While that number is still higher than the traditional conforming loan limit, which should be a much lower $417,000, if not less, given the recent home prices declines, it’s still ruffling feathers.
The National Association of Realtors has already lost their sh*t over this, as anything that will possibly hurt the already ailing housing market should be avoided at all costs, right?
NAR’s basic argument is that those with larger loan amounts will have to chase after jumbo financing, which is harder to come by and also more expensive.
Here’s the thing though. A new data dump released by Lender Processing Services (LPS) today revealed that just one (1) percent of loan originations over the past three years would be affected by the loan limit change.
Sure, the number could be skewed some, as most sales over the past three years have been distressed, foreclosures, short sales, and the like, in hard-hit areas where jumbo financing typically doesn’t come into play.
But still, one percent is pretty darn low on a scale from 1-100. So maybe it’ll affect a handful of buyers and refinancers, but not enough borrowers to justify holding the limit in its inflated place.
Qualified Residential Mortgages Are a Bigger Deal
On the other hand, LPS also noted that so-called Qualified Residential Mortgages could make a huge impact on the mortgage and real estate market.
Their data revealed that nearly half of all loans originated in the United States since 2005 would have been ineligible under the proposed QRM standards.
It’s no surprise really, as the rules are pretty strict.
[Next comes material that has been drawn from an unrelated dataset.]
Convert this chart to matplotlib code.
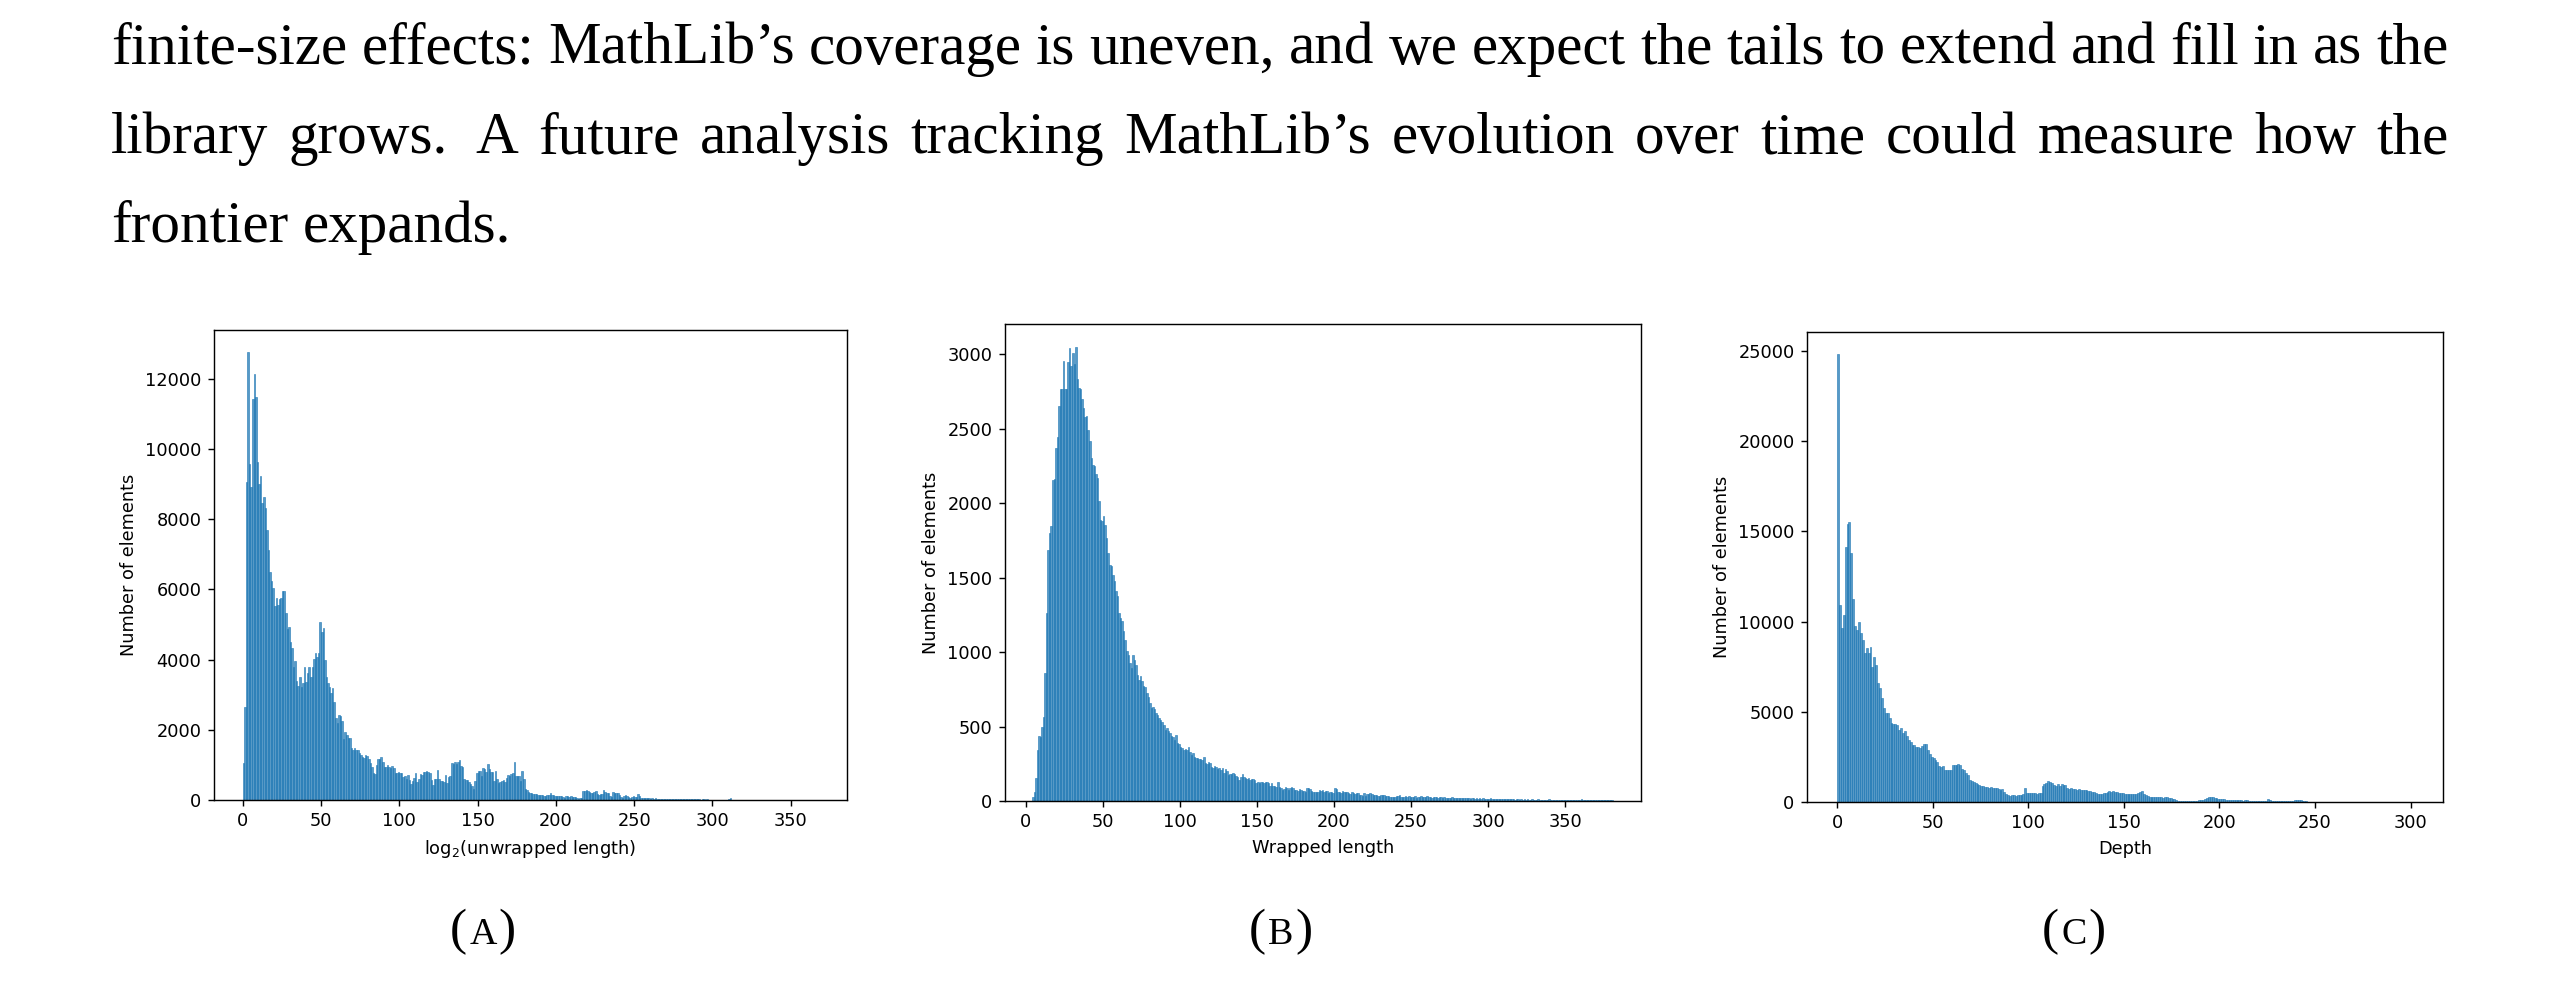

They include 20 percent minimum down payments for purchase-money mortgages, and a staggering 30 percent in home equity for a cash-out refinance.
But those behind the QRM supposedly designed them to pay a small role, so this makes sense.
The problem, however, is the fear that non-QRM mortgages will be priced a percentage point or so higher, which will clearly cause an uproar.
That explains why the same trade groups are opposed to the QRM rule as written as well.
Either way, both these initiatives face major resistance.
Oh, and by the way, the average loan in foreclosure has been delinquent for a record 587 days.